Dave Sarachan (born June 7, 1954) is an American former soccer player and coach. Sarachan spent two seasons as a player in the North American Soccer League and four in Major Indoor Soccer League before retiring in 1982. Since then, he has coached at the collegiate, professional, and national team levels. He served as head coach with Chicago Fire of Major League Soccer from 2002 to 2007 and as interim head coach of the United States men's national soccer team from 2017 to 2018.

==Playing career==

===High school and college===
Sarachan grew up in Rochester, New York, graduating from Brighton High School in 1972. He then played two years of college soccer at Monroe Community College, where he was a junior college All-American in 1973 and 1974. After the 1974 season, he transferred to Cornell University, where he played two more years, and was named the team MVP as a senior.

===NASL===
Following his graduation, the Rochester Lancers of the North American Soccer League (NASL) drafted Sarachan. He played two seasons, 1976 and 1977, with the Lancers. For the remainder of the 1977 season, he played in Canada's National Soccer League with the Buffalo Blazers and made ten appearances.

===MISL===
After two seasons with the Lancers, Sarachan moved indoors, where he played for the Pittsburgh Spirit, Buffalo Stallions, Baltimore Blast, and Kansas City Comets.

==Coaching==

===Early coaching===
While playing for the Lancers, Sarachan was an assistant coach at nearby University of Rochester. After his playing career ended, he was an assistant coach at Cornell for one season in 1983. Sarachan then joined Bruce Arena for the first time, becoming his assistant coach at the University of Virginia after Bob Bradley departed to become head coach at Princeton University.

===Cornell===
After five years at UVA, Sarachan was offered the head coaching job at his alma mater Cornell, which he accepted in 1988. He stayed at Cornell for ten years, compiling a record of 64 wins, 63 losses, and 16 ties, and leading the team to NCAA tournament appearances in 1995 and 1996.

===D.C. United===
On December 17, 1997, Arena hired Sarachan as his assistant with D.C. United following Bob Bradley's departure from the team to become the head coach of Chicago Fire. Although Arena would leave following the 1998 season to coach the United States national team, Sarachan stayed on, assisting new head coach Thomas Rongen.

===United States===
Following the MLS Cup-winning 1999 season, Sarachan left to become a full-time assistant to Arena with the national team. He remained with the national team through the 2002 World Cup.

===Chicago Fire===
Sarachan received his first professional head coaching opportunity soon after the United States' impressive World Cup run when, after the 2002 season, Bob Bradley left Chicago for his hometown MetroStars. Sarachan was chosen for the Fire position, being named the second coach in Fire history on November 4, 2002. He and the club had a tremendous first season together, leading the Fire to the MLS Supporters' Shield with a 15–7–8 record, as well as a U.S. Open Cup victory, and an appearance in the MLS Cup, where they lost to the San Jose Earthquakes. For his performance as a rookie, Sarachan was named the MLS Coach of the Year.

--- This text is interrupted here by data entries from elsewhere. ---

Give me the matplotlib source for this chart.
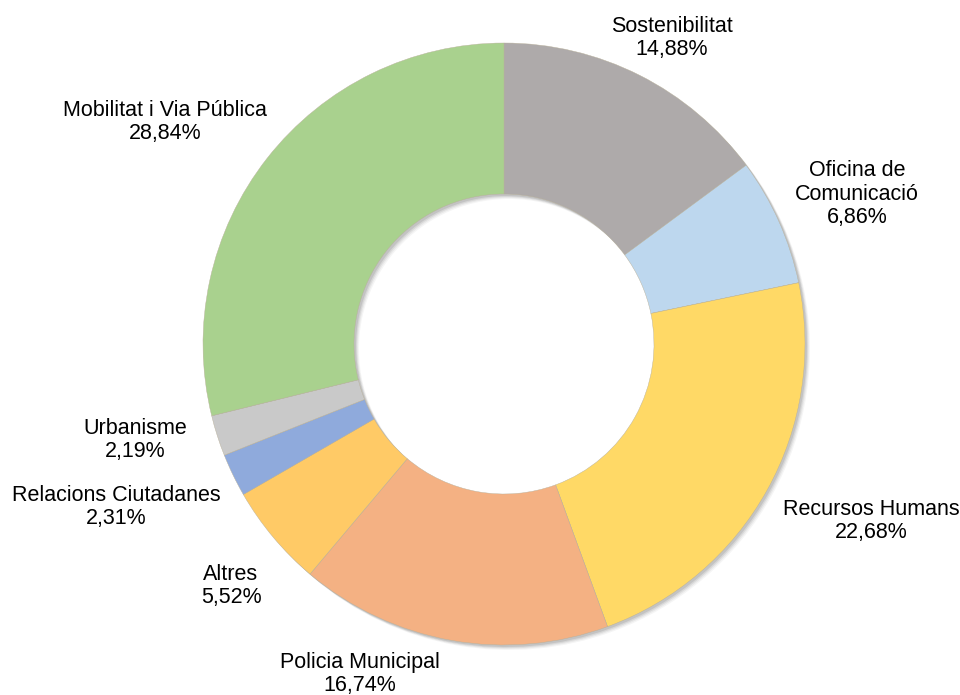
import matplotlib
matplotlib.use("Agg")
import matplotlib.pyplot as plt

categories = ["Sostenibilitat", "Oficina de\nComunicació", "Recursos Humans",
              "Policia Municipal", "Altres", "Relacions Ciutadanes",
              "Urbanisme", "Mobilitat i Via Pública"]
values = [14.88, 6.86, 22.68, 16.74, 5.52, 2.31, 2.19, 28.84]
colors = ["#AEAAAA", "#BDD7EE", "#FFD966", "#F4B183", "#FFCA66",
          "#8FAADC", "#C9C9C9", "#A9D18E"]

# label centre positions in pixel coordinates (x, y from top)
label_pos = [(672, 38), (857, 194), (871, 521), (360, 674),
             (231, 586), (116, 507), (135, 440), (165, 122)]

W, H = 960, 695
fig = plt.figure(figsize=(W / 100, H / 100), dpi=100)
ax = fig.add_axes([0, 0, 1, 1])
ax.set_xlim(0, W)
ax.set_ylim(0, H)
ax.set_aspect("equal")
ax.axis("off")

cx, cy = 504, H - 344
R, r_in = 301, 150

# soft shadow (offset down-right)
for dx, dy, a in [(5, -5, 0.04), (4, -4, 0.05), (3, -3, 0.07), (2, -2, 0.09)]:
    ax.pie(values, radius=R, center=(cx + dx, cy + dy), startangle=90,
           counterclock=False, colors=["#000000"] * len(values),
           wedgeprops=dict(width=R - r_in, alpha=a, linewidth=0))

ax.pie(values, radius=R, center=(cx, cy), startangle=90, counterclock=False,
       colors=colors, wedgeprops=dict(width=R - r_in, linewidth=0.3,
                                      edgecolor="#b8b09a"))
ax.set_xlim(0, W)
ax.set_ylim(0, H)

for cat, v, (px, py) in zip(categories, values, label_pos):
    txt = f"{cat}\n{v:.2f}%".replace(".", ",")
    ax.text(px, H - py, txt, ha="center", va="center", fontsize=15.5,
            family="Liberation Sans", color="#000000", linespacing=1.15)

fig.savefig("out.png", dpi=100)
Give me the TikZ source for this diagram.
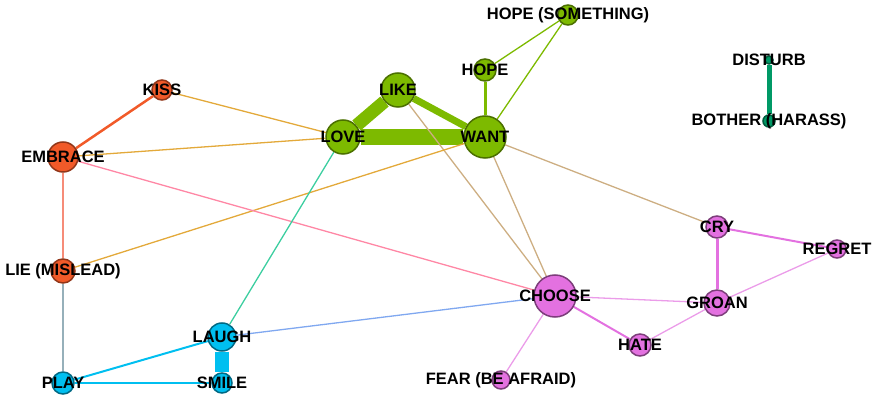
\documentclass[tikz,border=0pt]{standalone}
\usepackage{fontspec}
\setmainfont{Liberation Sans}
\usetikzlibrary{backgrounds}
\definecolor{grn}{HTML}{7DBA00}
\definecolor{org}{HTML}{F15A29}
\definecolor{cyn}{HTML}{00BFF0}
\definecolor{pnk}{HTML}{E371E0}
\definecolor{tea}{HTML}{009966}
\definecolor{tan}{HTML}{CDAE82}
\definecolor{gld}{HTML}{E3A93A}
\definecolor{salmon}{HTML}{F68C78}
\definecolor{rose}{HTML}{FF87A5}
\definecolor{slate}{HTML}{96B0BA}
\definecolor{mint}{HTML}{3CCEA0}
\definecolor{sky}{HTML}{80A8F0}
\def\greennode{\node[word,fill=grn,draw=grn!60!black]}
\def\orangenode{\node[word,fill=org,draw=org!60!black]}
\def\cyannode{\node[word,fill=cyn,draw=cyn!55!black]}
\def\pinknode{\node[word,fill=pnk,draw=pnk!55!black]}
\def\tealnode{\node[word,fill=tea,draw=tea!60!black]}

\begin{document}
\begin{tikzpicture}[x=1pt,y=-1pt,
  word/.style={circle,inner sep=0pt,line width=1.5pt},
  every label/.style={font=\bfseries\fontsize{16.5}{17}\selectfont,text=black},
  thin edge/.style={line width=1.3pt}]
\useasboundingbox (0,0) rectangle (873,395);
% green group
\greennode[minimum size=20pt,label=center:{HOPE (SOMETHING)}] (hopes) at (568,15) {};
\greennode[minimum size=22pt,label=center:HOPE] (hope) at (485,70) {};
\greennode[minimum size=34pt,label=center:LIKE] (like) at (398,90) {};
\greennode[minimum size=34pt,label=center:LOVE] (love) at (343,137) {};
\greennode[minimum size=42pt,label=center:WANT] (want) at (485,137) {};
% orange group
\orangenode[minimum size=20pt,label=center:KISS] (kiss) at (162,90) {};
\orangenode[minimum size=30pt,label=center:EMBRACE] (embrace) at (63,157) {};
\orangenode[minimum size=24pt,label=center:{LIE (MISLEAD)}] (lie) at (63,271) {};
% cyan group
\cyannode[minimum size=28pt,label=center:LAUGH] (laugh) at (222,337) {};
\cyannode[minimum size=22pt,label=center:PLAY] (play) at (63,383) {};
\cyannode[minimum size=20pt,label=center:SMILE] (smile) at (222,383) {};
% pink group
\pinknode[minimum size=42pt,label=center:CHOOSE] (choose) at (555,296) {};
\pinknode[minimum size=18pt,label=center:{FEAR (BE AFRAID)}] (fear) at (501,380) {};
\pinknode[minimum size=22pt,label=center:HATE] (hate) at (640,345) {};
\pinknode[minimum size=26pt,label=center:GROAN] (groan) at (717,303) {};
\pinknode[minimum size=22pt,label=center:CRY] (cry) at (717,227) {};
\pinknode[minimum size=18pt,label=center:REGRET] (regret) at (837,249) {};
% teal pair
\tealnode[minimum size=8pt,label=center:DISTURB] (disturb) at (769,60) {};
\tealnode[minimum size=12pt,label=center:{BOTHER (HARASS)}] (bother) at (769,121) {};

\begin{scope}[on background layer]
\draw[thin edge,grn] (hopes) -- (hope);
\draw[thin edge,grn] (hopes) -- (want);
\draw[grn,line width=3pt] (hope) -- (want);
\draw[grn,line width=13pt] (like) -- (love);
\draw[grn,line width=7pt] (like) -- (want);
\draw[grn,line width=16pt] (love) -- (want);
\draw[thin edge,tan] (like) -- (choose);
\draw[thin edge,tan] (want) -- (choose);
\draw[thin edge,tan] (want) -- (cry);
\draw[thin edge,gld] (kiss) -- (love);
\draw[thin edge,gld] (embrace) -- (love);
\draw[thin edge,gld] (lie) -- (want);
\draw[org,line width=2.5pt] (kiss) -- (embrace);
\draw[thin edge,salmon] (embrace) -- (lie);
\draw[thin edge,rose] (embrace) -- (choose);
\draw[thin edge,slate] (lie) -- (play);
\draw[thin edge,mint] (love) -- (laugh);
\draw[thin edge,sky] (laugh) -- (choose);
\draw[cyn,line width=2pt] (laugh) -- (play);
\draw[cyn,line width=2pt] (play) -- (smile);
\draw[cyn,line width=14pt] (laugh) -- (smile);
\draw[thin edge,pnk!70] (choose) -- (groan);
\draw[pnk,line width=2pt] (choose) -- (hate);
\draw[thin edge,pnk!70] (choose) -- (fear);
\draw[thin edge,pnk!70] (hate) -- (groan);
\draw[pnk,line width=3pt] (groan) -- (cry);
\draw[thin edge,pnk!70] (groan) -- (regret);
\draw[pnk,line width=2pt] (cry) -- (regret);
\draw[tea,line width=5pt] (disturb) -- (bother);
\end{scope}
\end{tikzpicture}
\end{document}
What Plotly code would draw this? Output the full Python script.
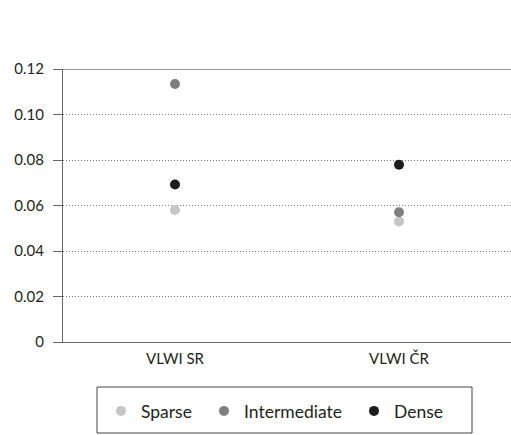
import plotly.graph_objects as go

categories = ["VLWI SR", "VLWI ČR"]
sparse = [0.058, 0.053]
intermediate = [0.1134, 0.057]
dense = [0.0692, 0.0779]
y_ticks = [0, 0.02, 0.04, 0.06, 0.08, 0.10, 0.12]
y_tick_labels = ["0", "0.02", "0.04", "0.06", "0.08", "0.10", "0.12"]

series = [("Sparse", sparse, "#c6c6c6", "legend"),
          ("Intermediate", intermediate, "#7f7f7f", "legend2"),
          ("Dense", dense, "#1e1c1d", "legend3")]

fig = go.Figure()
for name, vals, col, lg in series:
    fig.add_trace(go.Scatter(x=categories, y=vals, mode="markers", name=name,
                             marker=dict(size=10, color=col), legend=lg))

font = dict(family="Lato, Open Sans, sans-serif", size=15, color="#231f20")
lfont = dict(family="Lato, Open Sans, sans-serif", size=17.5, color="#231f20")
leg_common = dict(orientation="h", yanchor="middle", xanchor="left",
                  bgcolor="rgba(0,0,0,0)", font=lfont, itemwidth=30)
PH = 273.0
PW = 448.0
LY = -(411 - 342) / PH
fig.update_layout(
    width=511, height=435,
    margin=dict(l=63, r=0, t=69, b=93, autoexpand=False),
    plot_bgcolor="white", paper_bgcolor="white",
    font=font,
    showlegend=True,
    legend=dict(x=(101 - 63) / PW, y=LY, **leg_common),
    legend2=dict(x=(204 - 63) / PW, y=LY, **leg_common),
    legend3=dict(x=(354 - 63) / PW, y=LY, **leg_common),
    xaxis=dict(type="category", range=[-0.5, 1.5], showgrid=False,
               showline=True, linecolor="#666666", linewidth=1,
               ticks="", tickfont=font, ticklabelstandoff=3),
    yaxis=dict(range=[0, 0.12], tickvals=y_ticks, ticktext=y_tick_labels,
               showgrid=True, gridcolor="#777777", griddash="1px,2px", gridwidth=1,
               showline=True, linecolor="#666666", linewidth=1,
               ticks="outside", ticklen=9, tickcolor="#666666",
               ticklabelstandoff=6,
               zeroline=False, tickfont=font),
    shapes=[
        dict(type="line", xref="paper", yref="y", x0=0, x1=1, y0=0.12, y1=0.12,
             line=dict(color="#777777", width=1.5)),
        dict(type="rect", xref="paper", yref="paper",
             x0=(97 - 63) / PW, x1=(472 - 63) / PW,
             y0=-(433 - 342) / PH, y1=-(387 - 342) / PH,
             line=dict(color="#444444", width=1)),
    ],
)
fig.write_html(
    "out.html",
    config={"displayModeBar": False},
    post_script="document.body.style.margin='0';document.body.style.overflow='hidden';"
                "document.documentElement.style.overflow='hidden';",
)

Sarachan's second year was significantly harder, however, as star defender Carlos Bocanegra left MLS for Fulham before the season began, and the club lost national teamer DaMarcus Beasley to PSV Eindhoven in midseason; numerous other injuries plagued the team, and the Fire ended the season tied for the league's worst record at 8–13–9. The Fire's appearance in MLS Cup 2003 led to an invite to the 2004 CONCACAF Champions Cup, during which Chicago registered a combined 2–2–0 record against San Juan Jabloteh of Trinidad and Tobago (quarterfinals) and Costa Rican powerhouse Deportivo Saprissa (semifinals). The club also advanced to the 2004 U.S. Open Cup Final but were unable to defend their crown, losing to the Kansas City Wizards.

The Fire finished at 15–13–4 in 2005. In Sarachan's fourth season, the Chicago Fire took home their fourth Lamar Hunt U.S. Open Cup championship. On June 20, 2007, Sarachan was fired as head coach by Fire GM John Guppy. Sarachan finished with a 55–50–31 league record with the Fire and 75–57–33 across all competitions.

===Los Angeles Galaxy===
Sarachan was hired by the Los Angeles Galaxy in 2008 to once again assist Bruce Arena. The two of them led the Galaxy in the second half of the 2008 season when there was really no chance of the team making the playoffs. In 2009, the club brought in 16 new players, and the Galaxy cut their goals against deficit almost in half and was in first place for much of the season. They led the Galaxy to MLS Cup 2009 where they lost to Real Salt Lake on penalty kicks. Sarachan would remain with the Galaxy through 2016, during which they won MLS Cups in 2011, 2012, and 2014.

=== Return to United States ===
In 2017, Sarachan returned to his previous position of being the U.S. Men's National Team assistant coach. He once again was assisting head coach Bruce Arena, who was in his second stint as head coach for the national team. The U.S. Men's National Team failed to qualify for the 2018 World Cup, and Arena subsequently resigned as the head coach. Sarachan was then named as the acting Men's National Team coach for their friendly match versus Portugal on November 14, 2017. Sarachan remained interim head coach of the USMNT until November 20, 2018. Because of the team's failure to qualify for the World Cup, Sarachan's stint as interim head coach did not involve any tournaments or qualification matches and only friendlies. On December 2, 2018, it was announced that Gregg Berhalter had been selected as the new coach of the USMNT.

=== North Carolina FC ===
On December 17, 2018, USL Championship side North Carolina FC announced Sarachan as their new head coach. Sarachan left the team on January 14, 2021, shortly after NCFC announced it would move to USL League One.

===Puerto Rico===
On February 24, 2021, it was announced that Dave Sarachan would become the head coach of the Puerto Rico national team for the upcoming 2022 FIFA World Cup qualification.

==Personal life==
Sarachan is married to his wife Cherie and lives in Southern California with his two children, Ian and Alexa.

==Awards and honors==
===Club===
- Chicago Fire
- MLS Supporters' Shield: 2003
- Lamar Hunt U.S. Open Cup: 2003, 2006

On December 27, 2014, the Rochester Lancers of the Major Arena Soccer League inducted Sarachan into the Rochester Lancers Wall of Fame as one of Rochester's "soccer pioneers". Sarachan played for the original Rochester Lancers of the North American Soccer League.